Sardinia International Ethnographic Film Festival
- Location: main location: Nuoro, Italy
- Founded: 1982
- Festival date: second half of September
- Website: http://sieff.isresardegna.it/

= Sardinia International Ethnographic Film Festival =

Sardinia International Ethnographic Film Festival (SIEFF) is an International Ethnographic film Festival based in Nuoro (Sardinia - Italy) organized by the Istituto superiore regionale etnografico (the Sardinian Regional Institute of Ethnography).
The festival, born in 1982 (with the name Festival Internazionale Biennale di Film Etnografici) in conjunction with the Bilan du Film Ethnographique by Jean Rouch, (now Jean Rouch Festival) housed in the Musée de l'Homme in Paris, is the oldest ethnographic cinema festival in Europe.
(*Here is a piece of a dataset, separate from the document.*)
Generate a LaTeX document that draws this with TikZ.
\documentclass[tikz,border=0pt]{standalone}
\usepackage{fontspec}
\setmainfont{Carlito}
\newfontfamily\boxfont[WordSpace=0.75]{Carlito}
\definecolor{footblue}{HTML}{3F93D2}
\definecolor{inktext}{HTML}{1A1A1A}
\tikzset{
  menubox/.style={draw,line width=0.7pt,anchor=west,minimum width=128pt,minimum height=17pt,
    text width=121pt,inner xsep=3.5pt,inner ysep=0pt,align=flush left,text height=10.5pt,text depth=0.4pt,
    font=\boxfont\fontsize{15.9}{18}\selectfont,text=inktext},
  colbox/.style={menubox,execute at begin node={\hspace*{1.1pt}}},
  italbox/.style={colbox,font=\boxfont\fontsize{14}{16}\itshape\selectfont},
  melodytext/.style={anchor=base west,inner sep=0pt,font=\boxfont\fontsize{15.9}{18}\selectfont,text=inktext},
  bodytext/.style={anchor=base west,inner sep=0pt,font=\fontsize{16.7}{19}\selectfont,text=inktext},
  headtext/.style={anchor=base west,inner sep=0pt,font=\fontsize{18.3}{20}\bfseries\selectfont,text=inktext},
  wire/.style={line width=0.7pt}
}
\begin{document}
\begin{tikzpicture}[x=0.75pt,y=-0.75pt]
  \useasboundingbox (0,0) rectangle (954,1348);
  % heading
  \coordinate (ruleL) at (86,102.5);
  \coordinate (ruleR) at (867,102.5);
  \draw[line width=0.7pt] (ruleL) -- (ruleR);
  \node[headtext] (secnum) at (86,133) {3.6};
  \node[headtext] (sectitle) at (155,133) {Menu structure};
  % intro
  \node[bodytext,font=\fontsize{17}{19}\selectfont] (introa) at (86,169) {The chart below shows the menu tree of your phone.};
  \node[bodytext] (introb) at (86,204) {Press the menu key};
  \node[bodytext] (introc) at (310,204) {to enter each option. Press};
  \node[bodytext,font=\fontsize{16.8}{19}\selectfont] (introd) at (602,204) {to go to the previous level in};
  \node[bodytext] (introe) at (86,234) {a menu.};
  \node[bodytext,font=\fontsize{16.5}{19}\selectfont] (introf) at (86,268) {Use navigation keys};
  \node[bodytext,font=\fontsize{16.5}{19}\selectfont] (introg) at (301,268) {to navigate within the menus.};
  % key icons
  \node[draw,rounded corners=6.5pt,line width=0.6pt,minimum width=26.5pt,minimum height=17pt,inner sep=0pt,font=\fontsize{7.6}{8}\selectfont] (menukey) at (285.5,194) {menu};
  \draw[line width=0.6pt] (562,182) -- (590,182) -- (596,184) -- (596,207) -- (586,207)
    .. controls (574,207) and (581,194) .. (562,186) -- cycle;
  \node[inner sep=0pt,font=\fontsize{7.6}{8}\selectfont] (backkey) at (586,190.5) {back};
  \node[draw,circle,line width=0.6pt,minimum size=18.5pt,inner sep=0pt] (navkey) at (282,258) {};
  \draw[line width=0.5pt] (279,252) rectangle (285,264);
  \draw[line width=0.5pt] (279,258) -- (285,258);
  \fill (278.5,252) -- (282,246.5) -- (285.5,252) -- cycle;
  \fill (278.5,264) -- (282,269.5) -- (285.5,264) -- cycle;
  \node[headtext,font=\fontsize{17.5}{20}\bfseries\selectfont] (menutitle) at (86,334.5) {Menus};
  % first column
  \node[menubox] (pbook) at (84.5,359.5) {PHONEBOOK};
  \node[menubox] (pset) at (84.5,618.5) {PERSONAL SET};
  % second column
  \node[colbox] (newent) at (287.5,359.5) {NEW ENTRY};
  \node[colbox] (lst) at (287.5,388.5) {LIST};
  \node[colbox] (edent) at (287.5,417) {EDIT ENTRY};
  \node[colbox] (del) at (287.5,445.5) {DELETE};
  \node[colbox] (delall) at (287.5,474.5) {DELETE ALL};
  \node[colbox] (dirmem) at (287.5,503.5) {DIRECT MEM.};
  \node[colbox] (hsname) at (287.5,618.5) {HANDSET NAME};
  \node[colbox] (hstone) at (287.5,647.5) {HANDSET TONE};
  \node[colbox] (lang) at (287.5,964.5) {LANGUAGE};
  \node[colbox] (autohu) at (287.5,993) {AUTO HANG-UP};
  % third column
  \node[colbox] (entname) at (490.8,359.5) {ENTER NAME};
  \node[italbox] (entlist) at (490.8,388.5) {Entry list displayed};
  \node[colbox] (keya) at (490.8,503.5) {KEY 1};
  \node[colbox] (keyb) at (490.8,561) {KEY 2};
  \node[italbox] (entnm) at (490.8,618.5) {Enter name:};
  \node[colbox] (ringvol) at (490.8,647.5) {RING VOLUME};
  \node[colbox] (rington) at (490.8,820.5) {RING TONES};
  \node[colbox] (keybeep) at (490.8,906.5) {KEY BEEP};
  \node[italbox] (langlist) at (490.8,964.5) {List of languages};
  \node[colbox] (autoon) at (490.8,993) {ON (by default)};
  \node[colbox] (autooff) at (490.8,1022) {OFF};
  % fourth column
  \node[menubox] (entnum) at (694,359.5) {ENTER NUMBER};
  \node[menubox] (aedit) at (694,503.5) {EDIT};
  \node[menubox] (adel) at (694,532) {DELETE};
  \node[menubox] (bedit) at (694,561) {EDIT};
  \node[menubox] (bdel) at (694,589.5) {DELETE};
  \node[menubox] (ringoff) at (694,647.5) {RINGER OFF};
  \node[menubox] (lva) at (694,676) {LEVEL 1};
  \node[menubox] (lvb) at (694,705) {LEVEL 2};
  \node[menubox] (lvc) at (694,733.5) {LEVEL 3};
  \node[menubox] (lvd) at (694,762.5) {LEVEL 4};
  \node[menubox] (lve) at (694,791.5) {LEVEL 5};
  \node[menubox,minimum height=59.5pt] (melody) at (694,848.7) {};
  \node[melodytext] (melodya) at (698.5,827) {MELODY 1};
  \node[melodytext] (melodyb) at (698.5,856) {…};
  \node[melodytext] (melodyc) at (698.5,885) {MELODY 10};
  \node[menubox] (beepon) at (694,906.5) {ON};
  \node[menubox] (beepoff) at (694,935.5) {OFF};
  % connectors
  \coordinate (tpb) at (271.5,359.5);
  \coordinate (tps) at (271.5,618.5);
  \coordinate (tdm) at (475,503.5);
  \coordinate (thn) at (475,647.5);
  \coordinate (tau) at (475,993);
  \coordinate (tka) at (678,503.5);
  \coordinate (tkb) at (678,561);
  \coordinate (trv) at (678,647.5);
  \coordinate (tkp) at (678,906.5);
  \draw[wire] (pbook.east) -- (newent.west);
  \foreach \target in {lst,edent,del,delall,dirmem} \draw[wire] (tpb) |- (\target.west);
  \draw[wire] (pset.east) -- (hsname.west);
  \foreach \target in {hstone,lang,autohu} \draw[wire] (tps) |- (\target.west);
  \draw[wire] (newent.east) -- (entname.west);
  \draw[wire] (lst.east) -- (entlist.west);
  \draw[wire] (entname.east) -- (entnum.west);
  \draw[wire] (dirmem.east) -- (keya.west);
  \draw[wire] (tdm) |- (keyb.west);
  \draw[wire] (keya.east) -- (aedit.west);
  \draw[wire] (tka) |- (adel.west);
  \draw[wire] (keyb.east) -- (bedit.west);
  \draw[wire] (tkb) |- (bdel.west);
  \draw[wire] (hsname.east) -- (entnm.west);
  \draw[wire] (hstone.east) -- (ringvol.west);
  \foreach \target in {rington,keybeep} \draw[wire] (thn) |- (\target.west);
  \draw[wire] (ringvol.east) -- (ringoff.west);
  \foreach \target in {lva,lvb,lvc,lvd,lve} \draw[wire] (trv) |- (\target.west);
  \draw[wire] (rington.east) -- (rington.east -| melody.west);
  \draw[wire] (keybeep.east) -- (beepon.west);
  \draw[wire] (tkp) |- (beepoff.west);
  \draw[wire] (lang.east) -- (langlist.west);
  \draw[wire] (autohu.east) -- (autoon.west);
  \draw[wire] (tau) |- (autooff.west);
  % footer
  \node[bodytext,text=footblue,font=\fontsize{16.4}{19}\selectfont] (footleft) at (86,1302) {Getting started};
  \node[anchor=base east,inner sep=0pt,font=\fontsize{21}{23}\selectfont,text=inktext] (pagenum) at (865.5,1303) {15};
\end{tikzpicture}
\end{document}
The event is held every two years and takes place in the Auditorium of Museo della vita e delle tradizioni popolari sarde (Museum of Sardinian folk life and traditions) in Nuoro.
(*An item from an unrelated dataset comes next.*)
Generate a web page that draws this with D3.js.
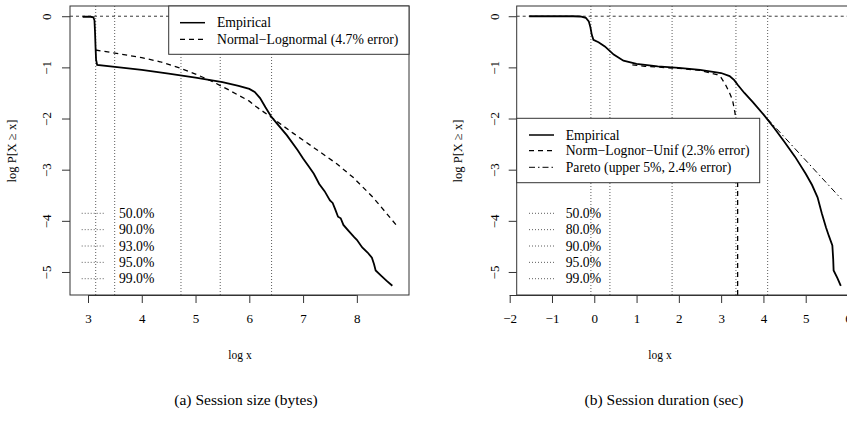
<!DOCTYPE html>
<html>
<head>
<meta charset="utf-8">
<script src="https://cdn.jsdelivr.net/npm/d3@7"></script>
<style>
  body { margin: 0; background: #fff; }
  svg text { font-family: "Liberation Serif", "Times New Roman", Times, serif; }
</style>
</head>
<body>
<div id="chart"></div>
<script>
// panel (a): session size, log10 bytes vs log10 P[X >= x]
var sizeEmpirical = [
  [2.90,-0.01],[3.05,-0.01],[3.10,-0.02],[3.12,-0.08],[3.13,-0.30],[3.14,-0.60],[3.15,-0.85],
  [3.17,-0.95],[3.50,-0.99],[4.00,-1.05],[4.50,-1.12],[5.00,-1.20],[5.50,-1.29],[5.80,-1.36],
  [6.00,-1.42],[6.10,-1.48],[6.20,-1.60],[6.30,-1.78],[6.40,-1.95],[6.50,-2.08],[6.70,-2.33],
  [6.90,-2.62],[7.00,-2.78],[7.10,-2.93],[7.20,-3.08],[7.30,-3.28],[7.40,-3.42],[7.50,-3.60],
  [7.55,-3.65],[7.60,-3.78],[7.65,-3.92],[7.70,-3.95],[7.75,-4.08],[7.85,-4.20],[7.95,-4.32],
  [8.00,-4.37],[8.10,-4.52],[8.20,-4.62],[8.28,-4.72],[8.32,-4.85],[8.35,-4.97],[8.45,-5.07],
  [8.55,-5.17],[8.66,-5.27]
];
var sizeModel = [
  [3.14,-0.66],[3.50,-0.72],[4.00,-0.81],[4.34,-0.89],[4.70,-1.01],[5.00,-1.13],[5.30,-1.27],
  [5.60,-1.43],[6.00,-1.66],[6.13,-1.77],[6.40,-1.97],[6.82,-2.29],[7.31,-2.65],[7.62,-2.88],
  [7.93,-3.15],[8.30,-3.54],[8.74,-4.09]
];
var sizePercentiles = [3.143, 3.496, 4.729, 5.459, 6.414];
var sizePctLabels = ["50.0%", "90.0%", "93.0%", "95.0%", "99.0%"];
var sizeTicks = [3, 4, 5, 6, 7, 8];

// panel (b): session duration, log10 sec
var durEmpirical = [
  [-1.54,0],[-0.50,0],[-0.33,-0.005],[-0.20,-0.03],[-0.13,-0.10],[-0.09,-0.22],[-0.06,-0.36],
  [-0.02,-0.46],[0.10,-0.51],[0.25,-0.59],[0.46,-0.75],[0.69,-0.87],[1.00,-0.93],[1.50,-0.98],
  [2.00,-1.01],[2.50,-1.05],[3.00,-1.11],[3.20,-1.17],[3.31,-1.25],[3.40,-1.35],[3.55,-1.50],
  [3.75,-1.68],[4.00,-1.92],[4.25,-2.18],[4.49,-2.45],[4.75,-2.75],[5.00,-3.08],[5.15,-3.30],
  [5.28,-3.54],[5.38,-3.85],[5.48,-4.13],[5.55,-4.30],[5.63,-4.48],[5.65,-4.75],[5.66,-4.97],
  [5.75,-5.12],[5.83,-5.27]
];
var durModel = [
  [0.90,-0.95],[1.20,-0.98],[2.00,-1.02],[2.50,-1.06],[2.90,-1.14],[3.00,-1.20],[3.11,-1.35],
  [3.20,-1.50],[3.27,-1.64],[3.33,-1.90],[3.37,-2.30],[3.39,-3.00],[3.39,-6.00]
];
var durPareto = [[4.09,-2.00],[5.85,-3.58]];
var durPercentiles = [-0.08, 0.37, 1.84, 3.35, 4.10];
var durPctLabels = ["50.0%", "80.0%", "90.0%", "95.0%", "99.0%"];
var durTicks = [-2, -1, 0, 1, 2, 3, 4, 5, 6];

var yTicks = [0, -1, -2, -3, -4, -5];

var SERIF = "'Liberation Serif', 'Times New Roman', Times, serif";
var W = 847, H = 444;
var svg = d3.select("#chart").append("svg")
  .attr("width", W).attr("height", H)
  .attr("font-family", SERIF);

var fmt = function(d){ return d < 0 ? "\u2212" + Math.abs(d) : String(d); };

function panel(opt) {
  var g = svg.append("g");
  var x = d3.scaleLinear().domain(opt.xDomain).range(opt.xRange);
  var y = d3.scaleLinear().domain([-5.45, 0.2]).range([295, 6]);
  var left = opt.box[0], right = opt.box[1];

  var clipId = "clip-" + opt.id;
  svg.append("clipPath").attr("id", clipId)
    .append("rect").attr("x", left).attr("y", 6)
    .attr("width", right - left).attr("height", 289);

  var plot = g.append("g").attr("clip-path", "url(#" + clipId + ")");

  // reference line at 0
  plot.append("line")
    .attr("x1", left).attr("x2", right)
    .attr("y1", y(0)).attr("y2", y(0))
    .attr("stroke", "#222").attr("stroke-width", 0.9)
    .attr("stroke-dasharray", "3,3");

  // percentile markers
  plot.selectAll(".pct").data(opt.pct).enter().append("line")
    .attr("x1", d => x(d)).attr("x2", d => x(d))
    .attr("y1", 6).attr("y2", 295)
    .attr("stroke", "#333").attr("stroke-width", 0.8)
    .attr("stroke-dasharray", "1,2");

  var line = d3.line().x(d => x(d[0])).y(d => y(d[1]));

  opt.series.forEach(function(s){
    plot.append("path")
      .attr("d", line(s.data))
      .attr("fill", "none")
      .attr("stroke", "#000")
      .attr("stroke-width", s.width)
      .attr("stroke-dasharray", s.dash);
  });

  // box
  g.append("rect")
    .attr("x", left).attr("y", 6)
    .attr("width", right - left).attr("height", 289)
    .attr("fill", "none").attr("stroke", "#333").attr("stroke-width", 1);

  // axes
  var xAxis = d3.axisBottom(x).tickValues(opt.xTicks).tickFormat(fmt)
    .tickSize(8).tickPadding(11);
  var ax = g.append("g").attr("transform", "translate(0,295)").call(xAxis)
    .attr("font-family", SERIF);
  ax.select(".domain").attr("d", "M" + x(opt.xTicks[0]) + ",0.5H" + x(opt.xTicks[opt.xTicks.length - 1]))
    .attr("stroke", "#333");
  ax.selectAll(".tick line").attr("stroke", "#333");
  ax.selectAll("text").attr("font-size", 13).attr("fill", "#000");

  var yAxis = d3.axisLeft(y).tickValues(yTicks).tickFormat(fmt).tickSize(8);
  var ay = g.append("g").attr("transform", "translate(" + left + ",0)").call(yAxis)
    .attr("font-family", SERIF);
  ay.select(".domain").remove();
  ay.selectAll(".tick line").attr("stroke", "#333");
  ay.selectAll(".tick text").remove();
  ay.selectAll(".tick").append("text")
    .attr("transform", "translate(" + (opt.yLabelX - left) + ",0) rotate(-90)")
    .attr("text-anchor", "middle").attr("dy", "0.35em")
    .attr("font-size", 13).attr("fill", "#000")
    .text(fmt);

  // axis titles
  g.append("text")
    .attr("x", opt.xTitleX).attr("y", 359)
    .attr("text-anchor", "middle").attr("font-size", 11.5)
    .text("log x");
  g.append("text")
    .attr("transform", "translate(" + opt.yTitleX + ",151) rotate(-90)")
    .attr("text-anchor", "middle").attr("font-size", 12.5)
    .text("log P[X \u2265 x]");

  // model legend
  var lg = opt.legend;
  g.append("rect")
    .attr("x", lg.x0).attr("y", lg.y0)
    .attr("width", lg.x1 - lg.x0).attr("height", lg.y1 - lg.y0)
    .attr("fill", "#fff").attr("stroke", "#333").attr("stroke-width", 1);
  lg.items.forEach(function(it, i){
    var cy = lg.rowY[i];
    g.append("line")
      .attr("x1", lg.sx0).attr("x2", lg.sx1).attr("y1", cy).attr("y2", cy)
      .attr("stroke", "#000").attr("stroke-width", it.width)
      .attr("stroke-dasharray", it.dash);
    g.append("text")
      .attr("x", lg.tx).attr("y", cy).attr("dy", "0.35em")
      .attr("font-size", 13.7).text(it.label);
  });

  // percentile legend
  var pl = opt.pctLegend;
  opt.pctLabels.forEach(function(t, i){
    var cy = 213.3 + i * 16.35;
    g.append("line")
      .attr("x1", pl.sx0).attr("x2", pl.sx1).attr("y1", cy).attr("y2", cy)
      .attr("stroke", "#333").attr("stroke-width", 0.8)
      .attr("stroke-dasharray", "1,2");
    g.append("text")
      .attr("x", pl.tx).attr("y", cy).attr("dy", "0.35em")
      .attr("font-size", 13.7).text(t);
  });

  // caption
  svg.append("text")
    .attr("x", opt.capX).attr("y", 405)
    .attr("text-anchor", "middle").attr("font-size", 15.5)
    .text(opt.caption);
}

panel({
  id: "a",
  xDomain: [2.665, 8.97], xRange: [70, 409], box: [70, 409],
  xTicks: sizeTicks, yLabelX: 46, yTitleX: 16, xTitleX: 240,
  pct: sizePercentiles, pctLabels: sizePctLabels,
  series: [
    { data: sizeModel, width: 1.3, dash: "5,4" },
    { data: sizeEmpirical, width: 1.8, dash: null }
  ],
  legend: {
    x0: 168.7, x1: 409, y0: 6, y1: 54.3, rowY: [22.7, 39.3],
    sx0: 180, sx1: 205, tx: 217,
    items: [
      { label: "Empirical", width: 1.5, dash: null },
      { label: "Normal\u2212Lognormal (4.7% error)", width: 1.3, dash: "5,4" }
    ]
  },
  pctLegend: { sx0: 81.7, sx1: 104, tx: 119 },
  caption: "(a) Session size (bytes)", capX: 246
});

panel({
  id: "b",
  xDomain: [-2, 6], xRange: [509.7, 848], box: [516.7, 860],
  xTicks: durTicks, yLabelX: 494, yTitleX: 462, xTitleX: 660,
  pct: durPercentiles, pctLabels: durPctLabels,
  series: [
    { data: durModel, width: 1.3, dash: "5,4" },
    { data: durPareto, width: 1.0, dash: "6,3,1.5,3" },
    { data: durEmpirical, width: 1.8, dash: null }
  ],
  legend: {
    x0: 516.7, x1: 759.7, y0: 118.3, y1: 182.7, rowY: [135, 150.7, 167.3],
    sx0: 529, sx1: 554, tx: 565.7,
    items: [
      { label: "Empirical", width: 1.5, dash: null },
      { label: "Norm\u2212Lognor\u2212Unif (2.3% error)", width: 1.3, dash: "5,4" },
      { label: "Pareto (upper 5%, 2.4% error)", width: 1.0, dash: "6,3,1.5,3" }
    ]
  },
  pctLegend: { sx0: 529, sx1: 554, tx: 565.7 },
  caption: "(b) Session duration (sec)", capX: 664
});
</script>
</body>
</html>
From 1982 to 2006 the exhibition was dedicated from time to time to a specific theme; since 2006 the Festival has abandoned the traditional monothematic characterization and has focused its program on a selection of recent films, guided by an ethno-anthropological perspective.

The festival has an international character and for the selection the films come from all over the world. As well as the committee for the selection of films, which is regularly composed of representatives of various institutions, which in the world deal with visual anthropology.